Senate Committee on Elections and Urban Affairs

October 3, 2013

Chapter 11 of Wisconsin’s state laws begins with the following declaration of policy: “The legislature finds and declares that our democratic system of government can be maintained only if the electorate is informed. It further finds that excessive spending on campaigns for public office jeopardizes the integrity of elections. It is desirable to encourage the broadest possible participation in financing campaigns by all citizens of the state, and to enable candidates to have an equal opportunity to present their programs to the voters. One of the most important sources of information to the voters is available through the campaign finance reporting system. Campaign reports provide information which aids the public in fully understanding the public positions taken by a candidate or political organization. When the true source of support or extent of support is not fully disclosed, or when a candidate becomes overly dependent upon large private contributors, the democratic process is subjected to a potential corrupting influence. The legislature therefore finds that the state has a compelling interest in designing a system for fully disclosing contributions and disbursements made on behalf of every candidate for public office, and in placing reasonable limitations on such activities. Such a system must make readily available to the voters complete information as to who is supporting or opposing which candidate or cause and to what extent, whether directly or indirectly. This chapter is intended to serve the public purpose of stimulating vigorous campaigns on a fair and equal basis and to provide for a better informed electorate.”

Senate Bill 282 does violence to the public purpose so eloquently articulated by your predecessors in the legislature by radically limiting campaign finance transparency.

SB 282 would do two things, both of which are dangerous and destructive to the public interest. First, this legislation would blind the public to the financial interests of most campaign donors. Current law requires the disclosure of both the occupation and employer of any donor giving more than $100. SB 282 requires disclosure of only the occupation of donors giving over $500.
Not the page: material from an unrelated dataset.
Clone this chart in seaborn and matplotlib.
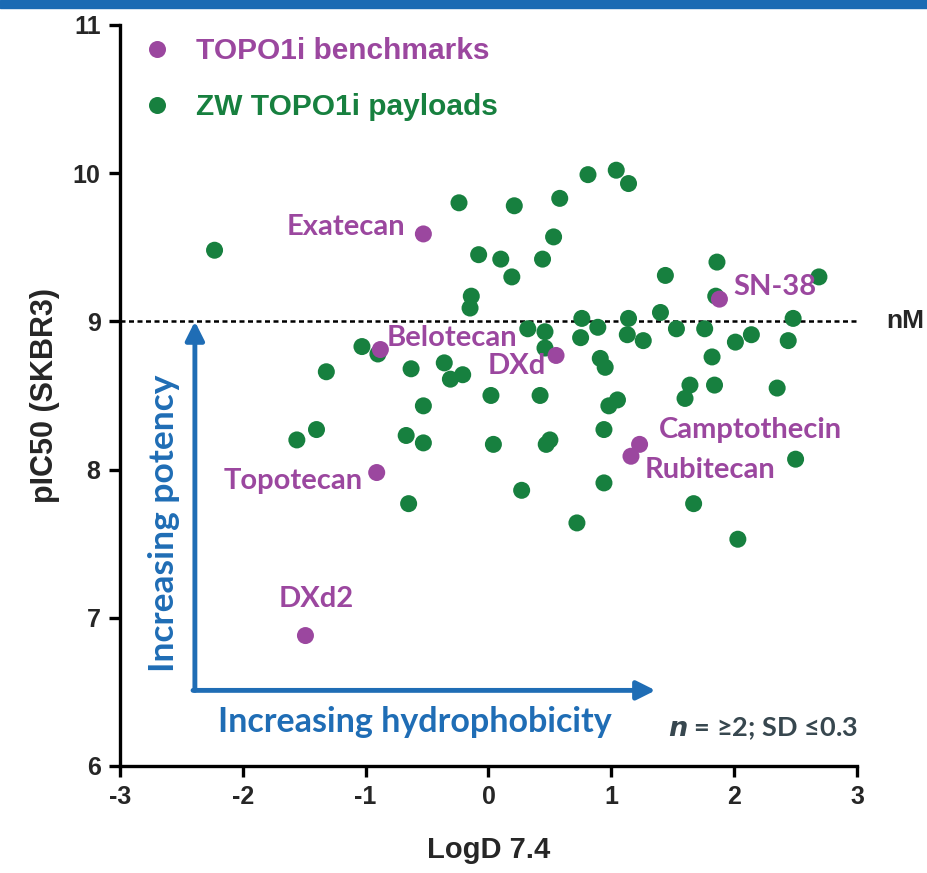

Since 1996, the Democracy Campaign has enabled the public to follow the money in Wisconsin politics by managing a searchable online donor database. There are 862,064 contributions from individuals in our database. Of those donations, 825,827 or 96% are $500 or less. Contributions of more than $500 total 36,237. If SB 282 had been state law when we launched this money tracking system back in 1996, the database would be 96% smaller and would show only the occupation but not the employer of each of the donors who made those 36,237 contributions.

The second thing SB 282 would do is hinder law enforcement and make criminal activity easier. In recent years Wisconsin has seen two wealthy campaign contributors – one a major Democratic donor and the other a major Republican supporter – convicted of money laundering. In both instances, the Democracy Campaign was contacted by law enforcement officials who asked for our assistance in identifying employees of their companies who made campaign donations. If SB 282 is enacted, such investigations would be next to impossible.

Your committee should take no further action on SB 282 and instead should go in exactly the opposite direction, strengthening rather than weakening disclosure laws by holding hearings on and then approving the bipartisan Senate Bill 166 authored by Senators Ellis and Erpenbach.